**TASK BRIEF:** Gather each line in the entries that includes the string "with".
# # # # #
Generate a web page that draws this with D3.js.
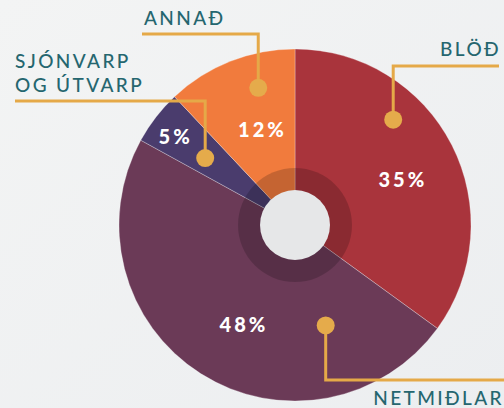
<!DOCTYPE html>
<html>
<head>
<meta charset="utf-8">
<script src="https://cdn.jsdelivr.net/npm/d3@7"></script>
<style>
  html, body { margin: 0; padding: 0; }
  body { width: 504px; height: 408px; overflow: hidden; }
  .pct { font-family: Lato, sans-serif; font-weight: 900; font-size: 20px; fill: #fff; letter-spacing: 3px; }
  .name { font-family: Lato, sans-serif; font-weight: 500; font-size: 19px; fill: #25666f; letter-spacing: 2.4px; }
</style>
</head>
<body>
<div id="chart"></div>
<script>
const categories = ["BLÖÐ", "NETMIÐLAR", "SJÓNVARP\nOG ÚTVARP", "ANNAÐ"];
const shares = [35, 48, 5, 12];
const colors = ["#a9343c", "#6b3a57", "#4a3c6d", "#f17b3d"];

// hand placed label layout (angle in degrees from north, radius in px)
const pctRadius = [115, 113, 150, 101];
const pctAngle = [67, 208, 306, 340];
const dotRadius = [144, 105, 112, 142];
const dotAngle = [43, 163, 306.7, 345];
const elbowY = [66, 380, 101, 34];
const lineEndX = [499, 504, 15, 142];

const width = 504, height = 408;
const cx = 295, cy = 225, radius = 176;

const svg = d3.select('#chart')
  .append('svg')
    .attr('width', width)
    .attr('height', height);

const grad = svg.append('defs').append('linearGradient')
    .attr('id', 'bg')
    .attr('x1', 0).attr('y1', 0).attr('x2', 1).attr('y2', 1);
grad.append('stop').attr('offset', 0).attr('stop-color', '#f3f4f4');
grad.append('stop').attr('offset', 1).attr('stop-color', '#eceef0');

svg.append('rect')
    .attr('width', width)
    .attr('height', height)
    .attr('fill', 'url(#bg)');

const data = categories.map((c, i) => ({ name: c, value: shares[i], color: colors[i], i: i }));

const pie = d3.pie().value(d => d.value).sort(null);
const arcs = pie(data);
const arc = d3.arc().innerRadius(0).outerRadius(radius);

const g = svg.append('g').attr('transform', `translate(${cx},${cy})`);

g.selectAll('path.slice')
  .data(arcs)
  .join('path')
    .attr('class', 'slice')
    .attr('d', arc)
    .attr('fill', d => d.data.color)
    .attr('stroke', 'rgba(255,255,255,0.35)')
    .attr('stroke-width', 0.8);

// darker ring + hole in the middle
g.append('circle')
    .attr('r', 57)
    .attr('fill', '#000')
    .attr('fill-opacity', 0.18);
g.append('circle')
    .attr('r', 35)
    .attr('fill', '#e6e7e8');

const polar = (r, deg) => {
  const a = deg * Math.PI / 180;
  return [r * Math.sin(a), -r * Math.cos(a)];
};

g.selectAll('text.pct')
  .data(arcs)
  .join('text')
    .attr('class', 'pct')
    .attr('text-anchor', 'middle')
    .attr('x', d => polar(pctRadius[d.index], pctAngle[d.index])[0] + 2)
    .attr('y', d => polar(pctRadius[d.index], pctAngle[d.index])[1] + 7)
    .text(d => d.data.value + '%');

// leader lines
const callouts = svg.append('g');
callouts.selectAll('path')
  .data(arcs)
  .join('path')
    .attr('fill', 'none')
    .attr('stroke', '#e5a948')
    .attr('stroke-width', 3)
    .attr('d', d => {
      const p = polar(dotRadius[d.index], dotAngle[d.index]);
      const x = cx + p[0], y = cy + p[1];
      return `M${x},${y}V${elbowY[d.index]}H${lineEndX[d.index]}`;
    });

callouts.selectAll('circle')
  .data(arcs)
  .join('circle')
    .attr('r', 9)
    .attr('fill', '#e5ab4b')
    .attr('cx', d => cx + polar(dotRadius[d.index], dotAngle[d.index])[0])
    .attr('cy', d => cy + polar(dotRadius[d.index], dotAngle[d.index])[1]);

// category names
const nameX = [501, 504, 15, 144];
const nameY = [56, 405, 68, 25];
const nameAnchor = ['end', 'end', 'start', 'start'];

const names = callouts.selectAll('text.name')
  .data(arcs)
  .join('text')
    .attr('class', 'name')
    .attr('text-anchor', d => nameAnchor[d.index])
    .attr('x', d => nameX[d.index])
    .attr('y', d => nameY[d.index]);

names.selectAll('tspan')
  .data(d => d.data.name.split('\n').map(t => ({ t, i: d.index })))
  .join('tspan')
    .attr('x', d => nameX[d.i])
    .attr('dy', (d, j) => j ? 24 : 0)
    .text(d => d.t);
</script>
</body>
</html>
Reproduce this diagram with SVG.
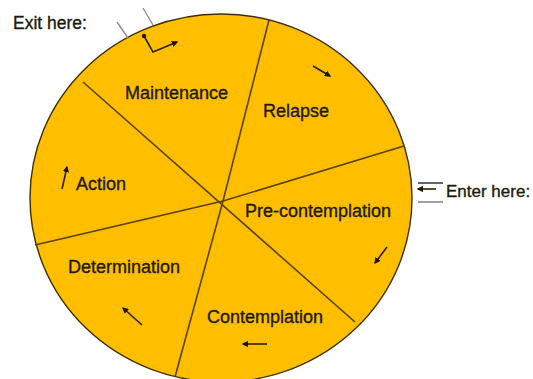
# # # # #
**EXERCISE RESULT:**
Generate a web page that draws this with D3.js.
Reproduce this diagram with SVG.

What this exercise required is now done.